### WHAT TO PRODUCE
From the listing below, copy every line with the word "chart".

### DATASET EXCERPT
↓
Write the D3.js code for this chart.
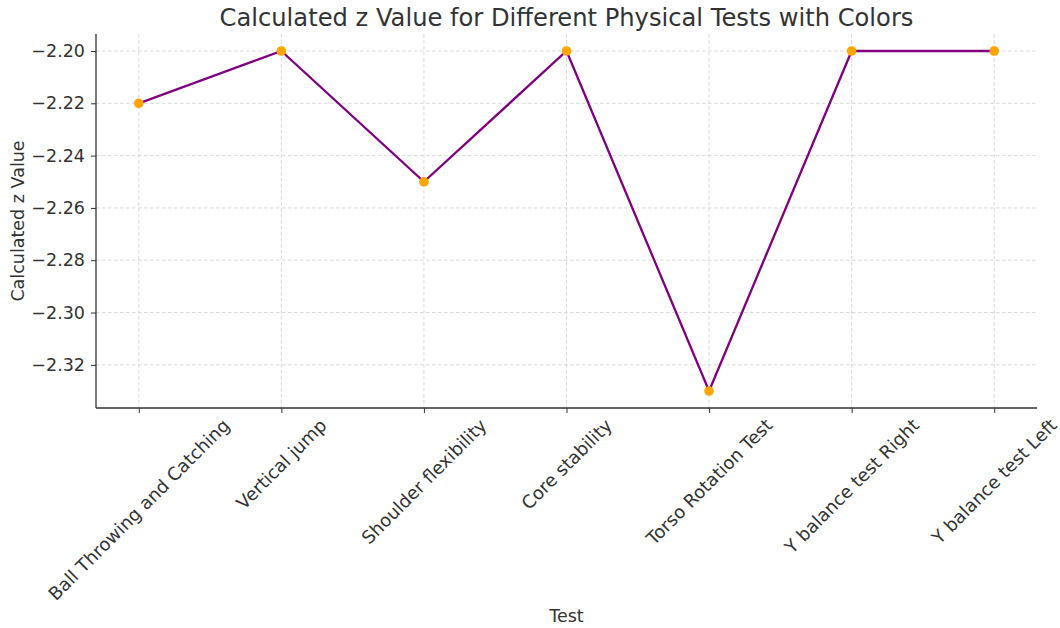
<!DOCTYPE html>
<html>
<head>
<meta charset="utf-8">
<script src="https://cdn.jsdelivr.net/npm/d3@7"></script>
<style>
  body { margin: 0; background: #fff; }
  text { font-family: "DejaVu Sans", sans-serif; fill: #333; }
</style>
</head>
<body>
<svg id="chart" width="1060" height="628"></svg>
<script>
// data
var tests = ["Ball Throwing and Catching", "Vertical jump", "Shoulder flexibility",
             "Core stability", "Torso Rotation Test", "Y balance test Right", "Y balance test Left"];
var zValues = [-2.22, -2.20, -2.25, -2.20, -2.33, -2.20, -2.20];
var yTicks = [-2.32, -2.30, -2.28, -2.26, -2.24, -2.22, -2.20];

var plotLeft = 96, plotRight = 1037, plotTop = 34, plotBottom = 408;

var svg = d3.select("#chart");

var x = d3.scaleLinear().domain([-0.3, tests.length - 1 + 0.3]).range([plotLeft, plotRight]);
var yMin = d3.min(zValues), yMax = d3.max(zValues), pad = (yMax - yMin) * 0.05;
var y = d3.scaleLinear().domain([yMin - pad, yMax + pad]).range([plotBottom, plotTop]);

var fmt = function(d) { return d3.format(".2f")(d).replace("-", "\u2212"); };

// grid
var grid = svg.append("g").attr("stroke", "#cfcfcf").attr("stroke-width", 0.8)
  .attr("stroke-dasharray", "3.5,2.5");
grid.selectAll(".gx").data(tests).enter().append("line")
  .attr("x1", function(d, i) { return x(i); }).attr("x2", function(d, i) { return x(i); })
  .attr("y1", plotTop).attr("y2", plotBottom);
grid.selectAll(".gy").data(yTicks).enter().append("line")
  .attr("x1", plotLeft).attr("x2", plotRight)
  .attr("y1", function(d) { return y(d); }).attr("y2", function(d) { return y(d); });

// y axis
var yAxis = svg.append("g").attr("transform", "translate(" + plotLeft + ",0)")
  .call(d3.axisLeft(y).tickValues(yTicks).tickFormat(fmt).tickSizeOuter(0).tickSize(5).tickPadding(6));
yAxis.selectAll("text").style("font-size", "17.5px").attr("fill", "#333");

// x axis
var xAxis = svg.append("g").attr("transform", "translate(0," + plotBottom + ")")
  .call(d3.axisBottom(x).tickValues(d3.range(tests.length)).tickFormat("").tickSizeOuter(0).tickSize(5));
svg.selectAll(".domain").remove();
svg.selectAll(".tick line").attr("stroke", "#333");

// spines (left and bottom only)
svg.append("line").attr("x1", plotLeft).attr("x2", plotLeft).attr("y1", plotTop).attr("y2", plotBottom)
  .attr("stroke", "#333").attr("stroke-width", 1.3);
svg.append("line").attr("x1", plotLeft).attr("x2", plotRight).attr("y1", plotBottom).attr("y2", plotBottom)
  .attr("stroke", "#333").attr("stroke-width", 1.3);

// rotated category labels, bounding box centred on the tick
var labels = svg.append("g").selectAll("text").data(tests).enter().append("text")
  .style("font-size", "18px")
  .attr("text-anchor", "middle")
  .attr("dominant-baseline", "central")
  .text(function(d) { return d; });
labels.each(function(d, i) {
  var L = this.getComputedTextLength();
  var h = 17;
  var cy = plotBottom + 8 + (L + h) * Math.SQRT1_2 / 2;
  d3.select(this).attr("transform", "translate(" + x(i) + "," + cy + ") rotate(-45)");
});

// line + markers
var line = d3.line().x(function(d, i) { return x(i); }).y(function(d) { return y(d); });
svg.append("path").datum(zValues).attr("d", line)
  .attr("fill", "none").attr("stroke", "#800080").attr("stroke-width", 2.3);
svg.selectAll(".dot").data(zValues).enter().append("circle")
  .attr("cx", function(d, i) { return x(i); }).attr("cy", function(d) { return y(d); })
  .attr("r", 4.8).attr("fill", "#FFA500");

// titles
svg.append("text").attr("x", (plotLeft + plotRight) / 2).attr("y", 26).attr("text-anchor", "middle")
  .style("font-size", "24.2px").attr("fill", "#444")
  .text("Calculated z Value for Different Physical Tests with Colors");
svg.append("text").attr("x", (plotLeft + plotRight) / 2).attr("y", 622).attr("text-anchor", "middle")
  .style("font-size", "17.5px").text("Test");
svg.append("text").attr("transform", "translate(24," + (plotTop + plotBottom) / 2 + ") rotate(-90)")
  .attr("text-anchor", "middle").style("font-size", "17.5px").text("Calculated z Value");
</script>
</body>
</html>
↑
### SOLUTION
Write the D3.js code for this chart.
<svg id="chart" width="1060" height="628"></svg>
var svg = d3.select("#chart");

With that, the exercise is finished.